Jared Seide’s Recommended Reading List | The Sun Magazine
Recommended Reading

Jared Seide’s Recommended Reading List

Jared Seide • June 17, 2020

In our June 2020 interview, “The Power of Story,” Jared Seide discusses how listening to each other can restore our humanity. Seide, the executive director of Center for Council, often works with people in difficult settings — such as Hutus and Tutsis seeking restorative healing after the genocide in Rwanda, activists and police in California communities, and incarcerated people and correctional officers in state prisons. In response to the COVID-19 pandemic, he is finding ways for people to maintain meaningful connections in a time of social distancing.

For readers interested in learning more, he offers this reading list of essential books on navigating vulnerability, working with compassion, and the power of listening from the heart.

Standing at the Edge: Finding Freedom Where Fear and Courage Meet
by Joan Halifax

Halifax is a brilliant teacher who has written about cultivating compassion in great depth. This insightful book invites us to sit courageously with all that confronts us, and really discern how best to serve. I’ve found this to be a powerful and foundational practice.

The Moral Imagination: The Art and Soul of Building Peace
by John Paul Lederach

Lederach writes about the need to envision a world where the well-being of our grandchildren is profoundly connected to the well-being of our adversaries’ grandchildren. He explores the notion of “critical yeast” — how small acts of compassion by a committed few can have enormous impact.

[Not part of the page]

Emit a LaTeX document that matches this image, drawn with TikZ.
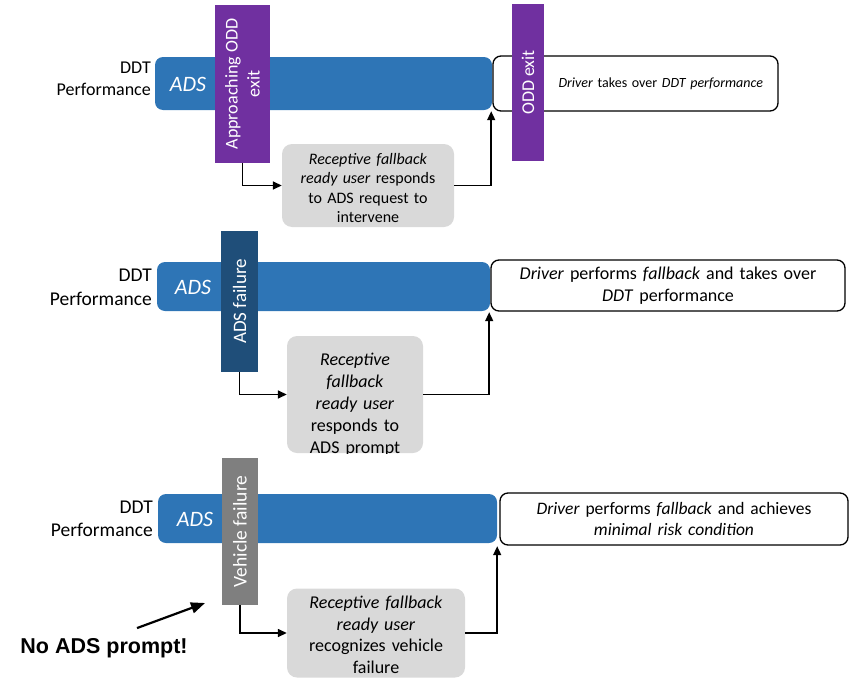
\documentclass[tikz,border=0pt]{standalone}
\usepackage{fontspec}
\setmainfont{Carlito}
\newfontfamily\arialfont{Liberation Sans}
\usetikzlibrary{arrows.meta}

\definecolor{adsblue}{HTML}{2E75B6}
\definecolor{oddpurple}{HTML}{7030A0}
\definecolor{faildark}{HTML}{1F4E79}
\definecolor{vehgray}{HTML}{7F7F7F}
\definecolor{respgray}{HTML}{D9D9D9}

\newcommand{\fs}[2]{\fontsize{#1}{#2}\selectfont}

\begin{document}
\begin{tikzpicture}[
  x=1pt, y=-1pt,
  font=\fs{18}{22},
  ddt/.style={anchor=east, align=right, inner sep=0pt},
  adsbar/.style={rectangle, rounded corners=8pt, fill=adsblue, minimum height=49pt},
  adstext/.style={text=white, font=\fs{22}{26}\itshape, inner sep=0pt},
  event/.style={rectangle, rotate=90, text=white, align=center, inner sep=0pt},
  resp/.style={rectangle, rounded corners=10pt, fill=respgray, align=center, inner sep=0pt},
  resptext/.style={align=center, inner sep=0pt},
  outcome/.style={rectangle, draw=black, line width=1.3pt, rounded corners=8pt,
    fill=white, align=center, inner sep=0pt},
  arr/.style={-{Triangle[length=9pt, width=8pt]}, line width=1.5pt, black},
]
  \useasboundingbox (0,0) rectangle (854,680);

  % Panel 1: approaching ODD exit
  \node[ddt, font=\fs{18}{22}] (ddt1) at (151,79) {DDT\\Performance};
  \node[adsbar, minimum width=337pt, minimum height=53pt] (ads1) at (323.5,83.5) {};
  \node[adstext] (adstxt1) at (188,84) {ADS};
  \node[outcome, minimum width=285pt, minimum height=55pt, text width=255pt,
    align=right, font=\fs{14}{17}] (out1) at (635.5,83.5)
    {\textit{Driver} takes over \textit{DDT performance}};
  \node[event, fill=oddpurple, minimum width=158pt, minimum height=55pt]
    (event1) at (242.5,84) {Approaching ODD\\exit};
  \node[event, fill=oddpurple, minimum width=157pt, minimum height=32pt]
    (oddexit) at (528,82.5) {ODD exit};
  \node[resp, minimum width=172pt, minimum height=83pt] (resp1) at (368,185.5) {};
  \node[resptext, text width=172pt, font=\fs{16}{19.5}] (resp1txt) at (368,188)
    {\textit{Receptive fallback}\\\textit{ready user} responds\\to ADS request to\\intervene};

  \draw[arr] (event1.west) |- (resp1.west);
  \draw[arr] (resp1.east) -| ([xshift=-1pt,yshift=-1pt]ads1.south east);

  % Panel 2: ADS failure
  \node[ddt, font=\fs{19.5}{24}] (ddt2) at (152,287) {DDT\\Performance};
  \node[adsbar, minimum width=333pt] (ads2) at (323.5,286.5) {};
  \node[adstext] (adstxt2) at (193,287) {ADS};
  \node[outcome, minimum width=354pt, minimum height=51pt, text width=340pt]
    (out2) at (668,285.5)
    {\textit{Driver} performs \textit{fallback} and takes over\\\textit{DDT} performance};
  \node[event, fill=faildark, minimum width=141pt, minimum height=37pt,
    font=\fs{19}{22}] (event2) at (239.5,301.5) {ADS failure};
  \node[resp, minimum width=136pt, minimum height=117pt] (resp2) at (355,394.5) {};
  \begin{scope}
    \clip[rounded corners=10pt] (resp2.north west) rectangle (resp2.south east);
    \node[resptext, text width=136pt] (resp2txt) at (355,405)
      {\textit{Receptive}\\\textit{fallback}\\\textit{ready user}\\responds to\\ADS prompt};
  \end{scope}

  \draw[arr] (event2.west) |- (resp2.west);
  \draw[arr] (resp2.east) -| ([xshift=-1pt,yshift=-1pt]ads2.south east);

  % Panel 3: vehicle failure
  \node[ddt, font=\fs{19.5}{23}] (ddt3) at (153,519) {DDT\\Performance};
  \node[adsbar, minimum width=339pt] (ads3) at (327.5,518.5) {};
  \node[adstext] (adstxt3) at (195,519) {ADS};
  \node[outcome, minimum width=348pt, minimum height=52pt, text width=334pt,
    font=\fs{17.5}{21}] (out3) at (674,519)
    {\textit{Driver} performs \textit{fallback} and achieves\\\textit{minimal risk condition}};
  \node[event, fill=vehgray, minimum width=147pt, minimum height=36pt,
    font=\fs{19.5}{22}] (event3) at (240,531.5) {Vehicle failure};
  \node[resp, minimum width=178pt, minimum height=89pt] (resp3) at (376,633) {};
  \node[resptext, text width=178pt, font=\fs{18}{21.5}] (resp3txt) at (376,635)
    {\textit{Receptive fallback}\\\textit{ready user}\\recognizes vehicle\\failure};

  \draw[arr] (event3.west) |- (resp3.west);
  \draw[arr] (resp3.east) -| ([yshift=-3pt]ads3.south east);

  % Annotation
  \node[inner sep=0pt, font=\arialfont\bfseries\fs{21.5}{24}] (noprompt) at (104,648)
    {No ADS prompt!};
  \coordinate (nptip) at (205,603);
  \draw[-{Triangle[length=14pt, width=11pt]}, line width=2.2pt]
    ([xshift=33pt,yshift=10pt]noprompt.north) -- (nptip);
\end{tikzpicture}
\end{document}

The Culture Code: The Secrets of Highly Successful Groups
by Daniel Coyle

Coyle pinpoints the counterintuitive truth about successful organizations: that they cultivate a sense of belonging and trust from the experience of shared vulnerability. We often assume the reverse, but it really all starts with a willingness to open our hearts.

Leading from the Emerging Future: From Ego-System to Eco-System Economies
by Otto Scharmer and Katrin Kaufer

Scharmer and Kaufer propose a model for collective wisdom in organizations and communities. Rather than overconfidence in a top-down, analytical framing, he urges leaders to release assumptions and cultivate a practice of deep listening, followed by decisive action.

Together: The Healing Power of Human Connection in a Sometimes Lonely World
by Vivek H. Murthy

In framing loneliness as a public-health concern, Murthy makes a case for the importance of practices and programs that restore a sense of community. We have lost touch with how vital it is to cultivate authentic connection, and this book is a timely and powerful reminder.

The New Jim Crow: Mass Incarceration in the Age of Colorblindness
by Michelle Alexander

Alexander’s book is an essential primer for understanding the historical and systemic racism that underlies mass incarceration in the U.S. It’s important to bear witness to the injustice and prejudice that has been pervasive in our criminal justice system. Improving rehabilitative programming is just one aspect of a much deeper and necessary reform.

Mindfulness on the Go: Simple Meditation Practices You Can Do Anywhere
by Jan Chozen Bays

With the author’s permission, Center for Council has used these pithy, effective, easy-to-try activities to introduce mindfulness practice to many who have no prior experience with meditation. This collection of activities is a great way to begin listening to our bodies, minds, hearts, and the world in which we live.

The Way of Council
by Jack Zimmerman and Virginia Coyle

In this seminal book, Zimmerman and Coyle codified the practice of Council, an amalgam of ancient wisdom traditions and teachings. Though this practice has evolved and expanded over the years, the essential intentions of listening and speaking from the heart are timeless.